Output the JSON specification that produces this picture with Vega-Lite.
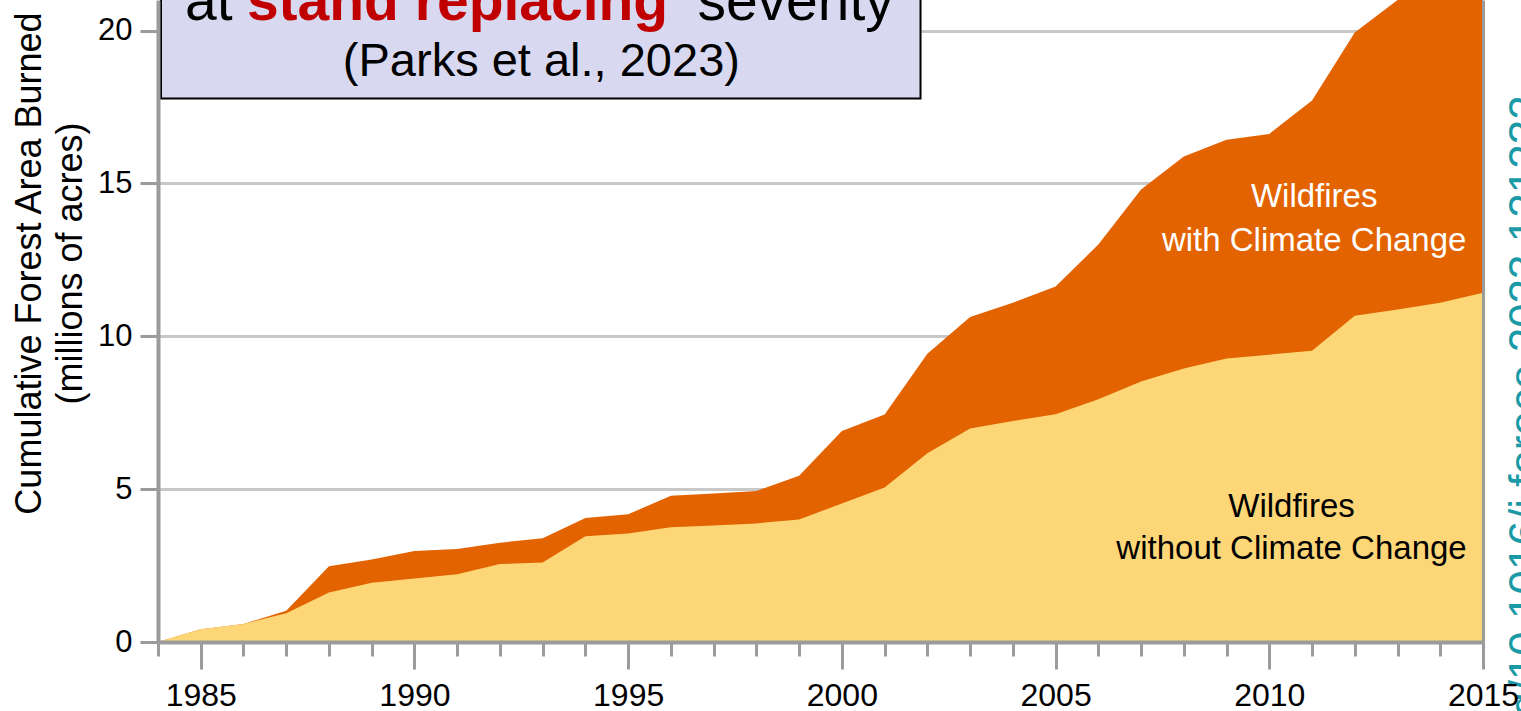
▬▬▬▬▬▬▬▬▬▬
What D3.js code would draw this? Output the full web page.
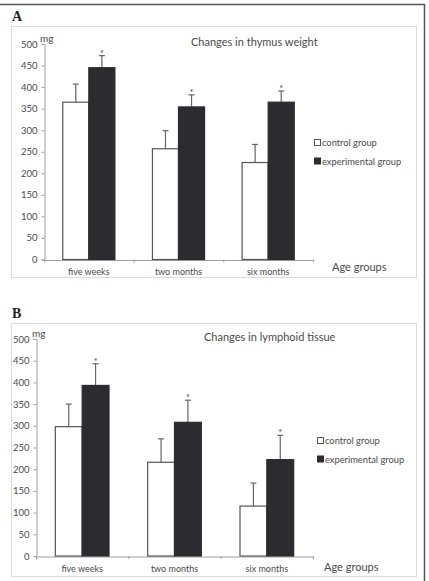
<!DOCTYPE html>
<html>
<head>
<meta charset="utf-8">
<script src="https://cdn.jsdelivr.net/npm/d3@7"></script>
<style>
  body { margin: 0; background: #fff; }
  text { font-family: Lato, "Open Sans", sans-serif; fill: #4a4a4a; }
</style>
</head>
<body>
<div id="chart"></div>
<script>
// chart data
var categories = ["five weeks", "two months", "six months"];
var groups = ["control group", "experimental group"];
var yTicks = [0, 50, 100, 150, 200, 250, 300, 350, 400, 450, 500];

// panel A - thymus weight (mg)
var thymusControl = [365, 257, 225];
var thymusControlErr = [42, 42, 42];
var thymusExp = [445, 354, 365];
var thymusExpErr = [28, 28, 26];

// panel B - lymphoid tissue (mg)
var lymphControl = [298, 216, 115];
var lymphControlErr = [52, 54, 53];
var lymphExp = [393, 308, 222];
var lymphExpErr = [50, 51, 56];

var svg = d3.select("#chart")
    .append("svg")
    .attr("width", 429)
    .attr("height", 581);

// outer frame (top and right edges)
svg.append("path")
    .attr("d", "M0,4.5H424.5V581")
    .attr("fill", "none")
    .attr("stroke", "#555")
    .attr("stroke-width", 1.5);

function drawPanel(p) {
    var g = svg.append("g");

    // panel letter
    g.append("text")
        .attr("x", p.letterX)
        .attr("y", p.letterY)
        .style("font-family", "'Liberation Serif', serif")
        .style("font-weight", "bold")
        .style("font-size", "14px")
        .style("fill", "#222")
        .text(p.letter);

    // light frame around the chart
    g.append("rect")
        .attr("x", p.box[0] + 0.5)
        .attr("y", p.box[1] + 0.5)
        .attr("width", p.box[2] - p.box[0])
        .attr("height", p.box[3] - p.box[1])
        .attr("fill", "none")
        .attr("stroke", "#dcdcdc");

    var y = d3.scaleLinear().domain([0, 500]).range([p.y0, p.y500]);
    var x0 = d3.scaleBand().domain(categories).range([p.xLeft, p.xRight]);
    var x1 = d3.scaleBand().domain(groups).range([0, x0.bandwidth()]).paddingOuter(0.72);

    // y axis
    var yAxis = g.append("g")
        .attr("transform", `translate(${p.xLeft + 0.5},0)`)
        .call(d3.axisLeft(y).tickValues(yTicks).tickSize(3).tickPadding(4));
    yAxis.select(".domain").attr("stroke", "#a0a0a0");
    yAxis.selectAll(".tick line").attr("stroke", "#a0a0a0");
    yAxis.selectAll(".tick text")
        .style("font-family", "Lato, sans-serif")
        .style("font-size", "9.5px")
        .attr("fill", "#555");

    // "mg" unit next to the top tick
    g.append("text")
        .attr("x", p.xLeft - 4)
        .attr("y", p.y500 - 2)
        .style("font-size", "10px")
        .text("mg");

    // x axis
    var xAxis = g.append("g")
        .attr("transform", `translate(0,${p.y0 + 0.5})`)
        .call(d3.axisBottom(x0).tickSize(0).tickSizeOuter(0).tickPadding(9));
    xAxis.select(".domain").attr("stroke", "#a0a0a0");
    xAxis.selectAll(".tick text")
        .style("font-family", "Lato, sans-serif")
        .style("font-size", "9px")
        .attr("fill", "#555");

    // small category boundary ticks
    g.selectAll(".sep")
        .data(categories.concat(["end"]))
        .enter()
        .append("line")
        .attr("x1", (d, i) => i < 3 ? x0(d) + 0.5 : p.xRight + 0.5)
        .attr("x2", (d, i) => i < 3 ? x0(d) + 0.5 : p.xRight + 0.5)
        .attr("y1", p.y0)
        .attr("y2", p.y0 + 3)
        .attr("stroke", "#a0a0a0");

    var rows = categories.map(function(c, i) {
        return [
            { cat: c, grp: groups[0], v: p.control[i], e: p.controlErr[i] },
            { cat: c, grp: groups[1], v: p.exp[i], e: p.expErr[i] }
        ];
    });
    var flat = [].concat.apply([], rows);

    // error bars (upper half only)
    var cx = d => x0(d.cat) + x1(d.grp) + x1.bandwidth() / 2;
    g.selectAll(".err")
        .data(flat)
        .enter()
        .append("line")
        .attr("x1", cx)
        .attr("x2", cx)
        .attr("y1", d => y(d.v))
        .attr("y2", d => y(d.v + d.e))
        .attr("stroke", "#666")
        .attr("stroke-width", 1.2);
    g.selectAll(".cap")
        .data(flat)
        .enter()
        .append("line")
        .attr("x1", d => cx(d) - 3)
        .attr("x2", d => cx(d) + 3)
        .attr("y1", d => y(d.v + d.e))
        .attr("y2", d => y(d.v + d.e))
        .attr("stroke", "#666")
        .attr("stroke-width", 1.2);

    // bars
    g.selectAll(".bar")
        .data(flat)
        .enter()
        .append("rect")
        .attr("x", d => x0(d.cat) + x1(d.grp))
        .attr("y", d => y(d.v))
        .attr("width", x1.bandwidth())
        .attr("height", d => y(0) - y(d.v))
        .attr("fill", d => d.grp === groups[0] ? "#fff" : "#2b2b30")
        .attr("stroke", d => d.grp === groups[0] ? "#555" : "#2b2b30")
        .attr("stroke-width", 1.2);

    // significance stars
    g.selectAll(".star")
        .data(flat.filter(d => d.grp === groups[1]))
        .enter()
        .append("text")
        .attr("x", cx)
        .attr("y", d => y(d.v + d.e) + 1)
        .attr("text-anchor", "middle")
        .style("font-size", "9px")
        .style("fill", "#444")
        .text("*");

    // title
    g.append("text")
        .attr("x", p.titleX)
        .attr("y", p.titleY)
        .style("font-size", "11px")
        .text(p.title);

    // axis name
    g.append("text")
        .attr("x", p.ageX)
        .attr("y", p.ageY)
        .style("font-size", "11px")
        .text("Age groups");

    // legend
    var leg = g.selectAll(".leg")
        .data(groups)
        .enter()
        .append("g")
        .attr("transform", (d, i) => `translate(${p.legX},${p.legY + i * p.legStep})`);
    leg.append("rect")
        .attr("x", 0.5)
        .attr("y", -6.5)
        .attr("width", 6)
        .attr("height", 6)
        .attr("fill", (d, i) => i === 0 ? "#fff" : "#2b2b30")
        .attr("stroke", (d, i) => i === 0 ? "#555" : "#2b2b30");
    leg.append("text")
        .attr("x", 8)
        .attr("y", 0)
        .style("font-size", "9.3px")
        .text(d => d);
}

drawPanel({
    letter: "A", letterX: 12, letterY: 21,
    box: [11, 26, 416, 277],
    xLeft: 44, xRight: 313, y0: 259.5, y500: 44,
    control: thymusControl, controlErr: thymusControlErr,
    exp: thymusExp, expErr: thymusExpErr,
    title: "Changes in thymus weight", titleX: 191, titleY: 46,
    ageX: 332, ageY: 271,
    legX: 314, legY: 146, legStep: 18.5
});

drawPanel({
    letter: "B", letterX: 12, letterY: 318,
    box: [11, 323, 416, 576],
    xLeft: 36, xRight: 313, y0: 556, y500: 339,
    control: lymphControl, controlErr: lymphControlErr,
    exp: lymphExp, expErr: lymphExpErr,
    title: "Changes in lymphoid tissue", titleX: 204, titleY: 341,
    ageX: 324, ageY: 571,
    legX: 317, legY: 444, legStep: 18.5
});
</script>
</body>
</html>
▬▬▬▬▬▬▬▬▬▬
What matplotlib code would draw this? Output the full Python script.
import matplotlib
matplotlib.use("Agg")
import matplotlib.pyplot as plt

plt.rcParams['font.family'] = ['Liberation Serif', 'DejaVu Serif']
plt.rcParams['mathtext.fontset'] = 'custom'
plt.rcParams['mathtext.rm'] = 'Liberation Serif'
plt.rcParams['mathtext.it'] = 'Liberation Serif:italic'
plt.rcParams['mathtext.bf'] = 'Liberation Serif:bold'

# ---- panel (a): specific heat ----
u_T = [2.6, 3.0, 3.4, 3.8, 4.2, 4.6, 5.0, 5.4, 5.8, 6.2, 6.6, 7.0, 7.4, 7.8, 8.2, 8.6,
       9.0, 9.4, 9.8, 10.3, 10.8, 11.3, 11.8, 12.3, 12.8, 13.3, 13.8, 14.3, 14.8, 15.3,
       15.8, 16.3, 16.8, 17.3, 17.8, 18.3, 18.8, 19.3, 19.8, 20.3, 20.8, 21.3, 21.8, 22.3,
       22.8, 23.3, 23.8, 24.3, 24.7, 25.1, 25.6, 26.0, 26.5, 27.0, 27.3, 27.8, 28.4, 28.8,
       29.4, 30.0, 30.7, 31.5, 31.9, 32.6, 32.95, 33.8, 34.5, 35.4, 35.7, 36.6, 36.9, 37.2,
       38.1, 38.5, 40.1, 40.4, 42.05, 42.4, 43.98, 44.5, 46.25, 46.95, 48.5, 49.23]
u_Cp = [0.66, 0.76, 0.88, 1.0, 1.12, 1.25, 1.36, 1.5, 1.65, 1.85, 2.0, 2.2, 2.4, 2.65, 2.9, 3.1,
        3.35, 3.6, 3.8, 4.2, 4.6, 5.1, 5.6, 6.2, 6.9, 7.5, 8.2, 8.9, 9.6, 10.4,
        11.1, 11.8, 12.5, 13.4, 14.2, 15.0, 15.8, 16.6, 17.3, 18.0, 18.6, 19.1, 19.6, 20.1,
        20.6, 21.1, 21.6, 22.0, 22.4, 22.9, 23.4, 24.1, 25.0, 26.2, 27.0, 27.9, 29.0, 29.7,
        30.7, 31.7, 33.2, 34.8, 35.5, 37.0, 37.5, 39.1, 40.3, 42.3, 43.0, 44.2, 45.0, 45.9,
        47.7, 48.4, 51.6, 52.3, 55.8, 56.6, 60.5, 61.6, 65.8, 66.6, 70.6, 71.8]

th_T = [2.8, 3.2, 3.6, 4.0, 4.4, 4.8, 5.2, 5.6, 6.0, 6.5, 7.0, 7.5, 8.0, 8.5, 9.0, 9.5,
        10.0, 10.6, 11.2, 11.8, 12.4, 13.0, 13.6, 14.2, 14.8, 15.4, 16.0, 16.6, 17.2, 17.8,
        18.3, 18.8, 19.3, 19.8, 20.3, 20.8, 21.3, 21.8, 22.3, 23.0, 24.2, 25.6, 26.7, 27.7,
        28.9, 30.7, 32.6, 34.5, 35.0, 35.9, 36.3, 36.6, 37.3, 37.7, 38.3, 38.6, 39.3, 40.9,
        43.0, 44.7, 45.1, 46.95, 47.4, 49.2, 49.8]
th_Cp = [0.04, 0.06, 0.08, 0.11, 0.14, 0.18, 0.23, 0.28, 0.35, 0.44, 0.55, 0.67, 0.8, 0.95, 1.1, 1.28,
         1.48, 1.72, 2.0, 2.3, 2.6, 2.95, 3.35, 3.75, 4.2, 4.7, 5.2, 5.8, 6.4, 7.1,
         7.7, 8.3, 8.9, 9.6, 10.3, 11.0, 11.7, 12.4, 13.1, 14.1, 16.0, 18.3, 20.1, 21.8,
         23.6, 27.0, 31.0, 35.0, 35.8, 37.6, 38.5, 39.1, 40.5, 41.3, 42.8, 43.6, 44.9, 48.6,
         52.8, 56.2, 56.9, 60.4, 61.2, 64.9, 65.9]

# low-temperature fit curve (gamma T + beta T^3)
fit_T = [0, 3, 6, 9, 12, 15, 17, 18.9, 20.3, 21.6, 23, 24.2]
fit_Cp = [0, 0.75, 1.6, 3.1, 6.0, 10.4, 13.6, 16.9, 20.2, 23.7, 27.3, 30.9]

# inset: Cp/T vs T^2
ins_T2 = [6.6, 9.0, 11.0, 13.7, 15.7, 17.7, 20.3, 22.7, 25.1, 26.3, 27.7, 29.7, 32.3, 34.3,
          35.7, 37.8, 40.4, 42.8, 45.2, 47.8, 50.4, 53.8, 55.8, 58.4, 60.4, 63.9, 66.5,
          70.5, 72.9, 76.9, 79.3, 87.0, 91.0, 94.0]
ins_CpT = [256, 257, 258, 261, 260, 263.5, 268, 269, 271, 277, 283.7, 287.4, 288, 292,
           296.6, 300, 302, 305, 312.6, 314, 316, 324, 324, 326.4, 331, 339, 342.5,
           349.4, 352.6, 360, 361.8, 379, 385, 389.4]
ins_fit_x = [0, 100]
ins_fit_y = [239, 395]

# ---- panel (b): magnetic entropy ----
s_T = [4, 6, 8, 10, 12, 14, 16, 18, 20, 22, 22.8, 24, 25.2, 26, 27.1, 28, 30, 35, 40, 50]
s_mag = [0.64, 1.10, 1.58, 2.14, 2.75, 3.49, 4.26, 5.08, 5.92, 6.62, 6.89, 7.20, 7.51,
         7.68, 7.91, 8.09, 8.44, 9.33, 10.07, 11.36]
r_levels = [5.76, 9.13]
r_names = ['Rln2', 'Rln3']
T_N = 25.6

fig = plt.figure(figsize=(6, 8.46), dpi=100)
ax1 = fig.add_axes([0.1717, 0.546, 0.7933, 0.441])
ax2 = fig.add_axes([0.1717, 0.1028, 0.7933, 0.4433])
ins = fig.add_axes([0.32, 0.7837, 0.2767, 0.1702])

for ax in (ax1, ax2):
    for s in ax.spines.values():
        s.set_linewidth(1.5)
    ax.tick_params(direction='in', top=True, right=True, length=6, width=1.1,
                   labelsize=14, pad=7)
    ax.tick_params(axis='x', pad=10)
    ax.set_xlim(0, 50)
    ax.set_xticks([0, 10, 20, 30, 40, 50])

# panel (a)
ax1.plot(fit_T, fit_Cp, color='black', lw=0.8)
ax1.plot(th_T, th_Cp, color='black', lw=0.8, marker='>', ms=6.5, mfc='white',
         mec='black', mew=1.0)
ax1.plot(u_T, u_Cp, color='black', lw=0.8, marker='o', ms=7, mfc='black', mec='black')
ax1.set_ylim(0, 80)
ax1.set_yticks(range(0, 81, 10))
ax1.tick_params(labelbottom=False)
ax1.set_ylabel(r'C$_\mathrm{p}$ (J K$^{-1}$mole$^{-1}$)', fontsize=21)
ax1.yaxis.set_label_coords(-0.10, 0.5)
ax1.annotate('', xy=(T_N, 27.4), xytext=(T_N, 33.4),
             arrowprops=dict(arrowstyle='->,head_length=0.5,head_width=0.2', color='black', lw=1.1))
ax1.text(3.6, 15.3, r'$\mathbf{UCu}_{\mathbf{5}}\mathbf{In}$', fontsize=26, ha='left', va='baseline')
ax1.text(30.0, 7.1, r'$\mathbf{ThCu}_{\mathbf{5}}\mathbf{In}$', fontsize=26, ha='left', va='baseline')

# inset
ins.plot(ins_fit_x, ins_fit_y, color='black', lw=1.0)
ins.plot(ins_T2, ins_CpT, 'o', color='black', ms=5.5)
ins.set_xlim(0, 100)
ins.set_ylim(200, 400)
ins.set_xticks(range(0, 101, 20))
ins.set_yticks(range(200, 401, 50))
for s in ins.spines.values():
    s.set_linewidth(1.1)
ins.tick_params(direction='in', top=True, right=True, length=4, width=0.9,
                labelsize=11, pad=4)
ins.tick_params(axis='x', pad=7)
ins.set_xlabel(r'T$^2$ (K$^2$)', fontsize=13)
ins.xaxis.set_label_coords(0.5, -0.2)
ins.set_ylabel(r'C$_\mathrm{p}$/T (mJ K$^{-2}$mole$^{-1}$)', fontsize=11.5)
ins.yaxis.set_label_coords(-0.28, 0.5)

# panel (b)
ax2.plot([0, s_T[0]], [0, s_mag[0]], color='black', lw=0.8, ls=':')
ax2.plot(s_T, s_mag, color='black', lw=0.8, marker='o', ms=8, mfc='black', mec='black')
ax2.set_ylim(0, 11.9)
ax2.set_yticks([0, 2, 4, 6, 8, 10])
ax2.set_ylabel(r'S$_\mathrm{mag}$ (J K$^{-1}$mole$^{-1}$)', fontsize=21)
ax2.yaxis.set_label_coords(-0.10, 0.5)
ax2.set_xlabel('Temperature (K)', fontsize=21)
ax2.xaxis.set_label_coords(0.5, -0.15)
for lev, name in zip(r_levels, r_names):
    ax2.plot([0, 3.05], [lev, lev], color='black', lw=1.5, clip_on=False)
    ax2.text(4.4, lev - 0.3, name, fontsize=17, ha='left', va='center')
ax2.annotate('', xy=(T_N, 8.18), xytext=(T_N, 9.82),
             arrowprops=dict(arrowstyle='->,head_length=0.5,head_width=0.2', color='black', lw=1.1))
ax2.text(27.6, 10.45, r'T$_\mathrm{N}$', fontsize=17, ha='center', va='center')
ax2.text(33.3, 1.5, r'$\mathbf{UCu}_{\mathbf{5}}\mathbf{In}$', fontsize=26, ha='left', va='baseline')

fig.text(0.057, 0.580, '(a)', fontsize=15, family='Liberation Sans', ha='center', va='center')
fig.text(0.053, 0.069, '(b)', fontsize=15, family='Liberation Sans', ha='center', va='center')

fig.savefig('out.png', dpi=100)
▬▬▬▬▬▬▬▬▬▬
From the records above, copy every line that holds the word "matplotlib".

- _Output of the task_:
What matplotlib code would draw this? Output the full Python script.
import matplotlib
matplotlib.use("Agg")
import matplotlib.pyplot as plt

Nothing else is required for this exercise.